* **TASK DIRECTIONS**
Skip any picture you find and retype all the remaining lines exactly.

* **RECORDED INFORMATION**
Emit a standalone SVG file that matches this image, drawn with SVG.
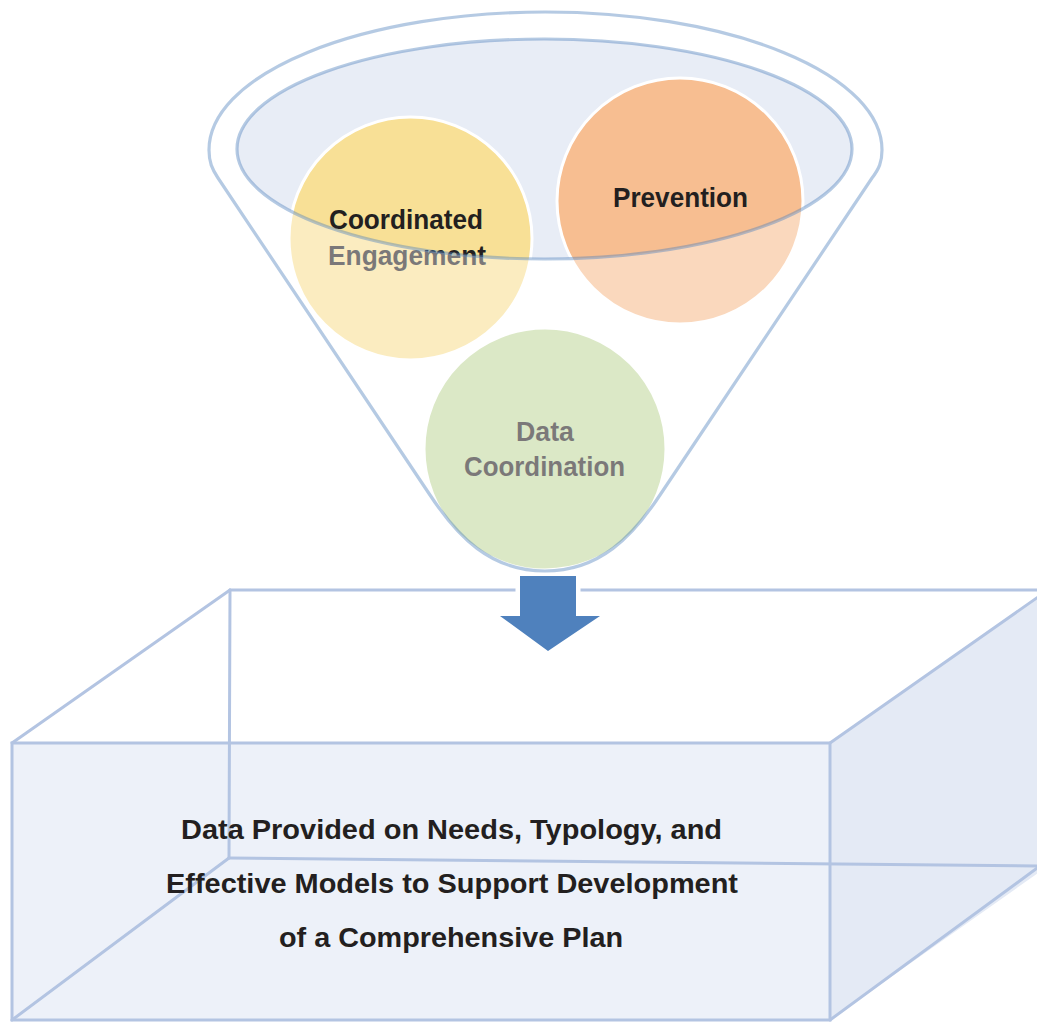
<svg xmlns="http://www.w3.org/2000/svg" width="1037" height="1022" viewBox="0 0 1037 1022">
<style>
.edge{fill:none;stroke:#b3c4e2;stroke-width:3;stroke-linecap:round}
.rim{fill:none;stroke:#4f81bd;stroke-opacity:0.42;stroke-width:3.2}
.lbl{font-family:"Liberation Sans Narrow","Liberation Sans",Arial,sans-serif;font-weight:bold;font-size:28px;fill:#231f20}
.ball{stroke:#ffffff;stroke-width:3}
</style>
<rect width="1037" height="1022" fill="#ffffff"/>
<g id="box">
<polygon points="830,743 1048,590 1048,866 830,1020" fill="#e4eaf5"/>
<rect x="12" y="743" width="818" height="277" fill="#edf1f9"/>
<line class="edge" x1="230" y1="590" x2="1048" y2="590"/>
<line class="edge" x1="230" y1="590" x2="229" y2="858"/>
<line class="edge" x1="229" y1="858" x2="1040" y2="866"/>
<line class="edge" x1="12" y1="743" x2="230" y2="590"/>
<line class="edge" x1="12" y1="1020" x2="229" y2="858"/>
<line class="edge" x1="830" y1="743" x2="1048" y2="590"/>
<line class="edge" x1="830" y1="1020" x2="1040" y2="866"/>
<rect class="edge" x="12" y="743" width="818" height="277"/>
<text class="lbl" x="181" y="839" textLength="541" lengthAdjust="spacingAndGlyphs">Data Provided on Needs, Typology, and</text>
<text class="lbl" x="166" y="893" textLength="572" lengthAdjust="spacingAndGlyphs">Effective Models to Support Development</text>
<text class="lbl" x="279" y="947" textLength="344" lengthAdjust="spacingAndGlyphs">of a Comprehensive Plan</text>
</g>
<g id="funnel-rim-fill">
<ellipse cx="544.5" cy="149" rx="307.5" ry="110" fill="#e8edf6"/>
</g>
<g id="node-coordinated-engagement">
<circle class="ball" cx="410.5" cy="238.5" r="121.5" fill="#f8e096"/>
<text class="lbl" x="329" y="229" textLength="154" lengthAdjust="spacingAndGlyphs">Coordinated</text>
<text class="lbl" x="328" y="265" textLength="158" lengthAdjust="spacingAndGlyphs">Engagement</text>
</g>
<g id="node-prevention">
<circle class="ball" cx="680" cy="201" r="123" fill="#f7be91"/>
<text class="lbl" x="613" y="207" textLength="135" lengthAdjust="spacingAndGlyphs">Prevention</text>
</g>
<g id="node-data-coordination">
<circle class="ball" cx="545" cy="449" r="121" fill="#c3d9a0"/>
<text class="lbl" x="516" y="441" textLength="58" lengthAdjust="spacingAndGlyphs">Data</text>
<text class="lbl" x="464" y="476" textLength="161" lengthAdjust="spacingAndGlyphs">Coordination</text>
</g>
<g id="funnel-veil">
<path fill="#ffffff" fill-opacity="0.4" fill-rule="evenodd" d="M209,150 A336.5,138 0 0 1 882,150 C882,162 879,169 872,178 L662,492 C633,536 600,569 545,569 C490,569 457,536 428,492 L218,178 C212,169 209,162 209,150 Z M237,149 A307.5,110 0 0 0 852,149 A307.5,110 0 0 0 237,149 Z"/>
</g>
<g id="connectors">
<polygon points="520,576 576,576 576,616 600,616 548,651 500,616 520,616" fill="#4f81bd" stroke="#ffffff" stroke-width="9" stroke-linejoin="miter" paint-order="stroke"/>
</g>
<g id="funnel">
<path class="rim" d="M209,150 A336.5,138 0 0 1 882,150 C882,162 879,169 872,178 L660,495 C633,536 600,571 545,571 C490,571 457,536 430,495 L218,178 C212,169 209,162 209,150 Z"/>
<ellipse class="rim" cx="544.5" cy="149" rx="307.5" ry="110"/>
</g>
</svg>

* **PROBLEM SOLUTION**
Emit a standalone SVG file that matches this image, drawn with SVG.
<svg xmlns="http://www.w3.org/2000/svg" width="1037" height="1022" viewBox="0 0 1037 1022">
<style>
.edge{fill:none;stroke:#b3c4e2;stroke-width:3;stroke-linecap:round}
.rim{fill:none;stroke:#4f81bd;stroke-opacity:0.42;stroke-width:3.2}
.lbl{font-family:"Liberation Sans Narrow","Liberation Sans",Arial,sans-serif;font-weight:bold;font-size:28px;fill:#231f20}
.ball{stroke:#ffffff;stroke-width:3}
</style>
<rect width="1037" height="1022" fill="#ffffff"/>
<g id="box">
<polygon points="830,743 1048,590 1048,866 830,1020" fill="#e4eaf5"/>
<rect x="12" y="743" width="818" height="277" fill="#edf1f9"/>
<line class="edge" x1="230" y1="590" x2="1048" y2="590"/>
<line class="edge" x1="230" y1="590" x2="229" y2="858"/>
<line class="edge" x1="229" y1="858" x2="1040" y2="866"/>
<line class="edge" x1="12" y1="743" x2="230" y2="590"/>
<line class="edge" x1="12" y1="1020" x2="229" y2="858"/>
<line class="edge" x1="830" y1="743" x2="1048" y2="590"/>
<line class="edge" x1="830" y1="1020" x2="1040" y2="866"/>
<rect class="edge" x="12" y="743" width="818" height="277"/>
<text class="lbl" x="181" y="839" textLength="541" lengthAdjust="spacingAndGlyphs">Data Provided on Needs, Typology, and</text>
<text class="lbl" x="166" y="893" textLength="572" lengthAdjust="spacingAndGlyphs">Effective Models to Support Development</text>
<text class="lbl" x="279" y="947" textLength="344" lengthAdjust="spacingAndGlyphs">of a Comprehensive Plan</text>
</g>
<g id="funnel-rim-fill">
<ellipse cx="544.5" cy="149" rx="307.5" ry="110" fill="#e8edf6"/>
</g>
<g id="node-coordinated-engagement">
<circle class="ball" cx="410.5" cy="238.5" r="121.5" fill="#f8e096"/>
<text class="lbl" x="329" y="229" textLength="154" lengthAdjust="spacingAndGlyphs">Coordinated</text>
<text class="lbl" x="328" y="265" textLength="158" lengthAdjust="spacingAndGlyphs">Engagement</text>
</g>
<g id="node-prevention">
<circle class="ball" cx="680" cy="201" r="123" fill="#f7be91"/>
<text class="lbl" x="613" y="207" textLength="135" lengthAdjust="spacingAndGlyphs">Prevention</text>
</g>
<g id="node-data-coordination">
<circle class="ball" cx="545" cy="449" r="121" fill="#c3d9a0"/>
<text class="lbl" x="516" y="441" textLength="58" lengthAdjust="spacingAndGlyphs">Data</text>
<text class="lbl" x="464" y="476" textLength="161" lengthAdjust="spacingAndGlyphs">Coordination</text>
</g>
<g id="funnel-veil">
<path fill="#ffffff" fill-opacity="0.4" fill-rule="evenodd" d="M209,150 A336.5,138 0 0 1 882,150 C882,162 879,169 872,178 L662,492 C633,536 600,569 545,569 C490,569 457,536 428,492 L218,178 C212,169 209,162 209,150 Z M237,149 A307.5,110 0 0 0 852,149 A307.5,110 0 0 0 237,149 Z"/>
</g>
<g id="connectors">
<polygon points="520,576 576,576 576,616 600,616 548,651 500,616 520,616" fill="#4f81bd" stroke="#ffffff" stroke-width="9" stroke-linejoin="miter" paint-order="stroke"/>
</g>
<g id="funnel">
<path class="rim" d="M209,150 A336.5,138 0 0 1 882,150 C882,162 879,169 872,178 L660,495 C633,536 600,571 545,571 C490,571 457,536 430,495 L218,178 C212,169 209,162 209,150 Z"/>
<ellipse class="rim" cx="544.5" cy="149" rx="307.5" ry="110"/>
</g>
</svg>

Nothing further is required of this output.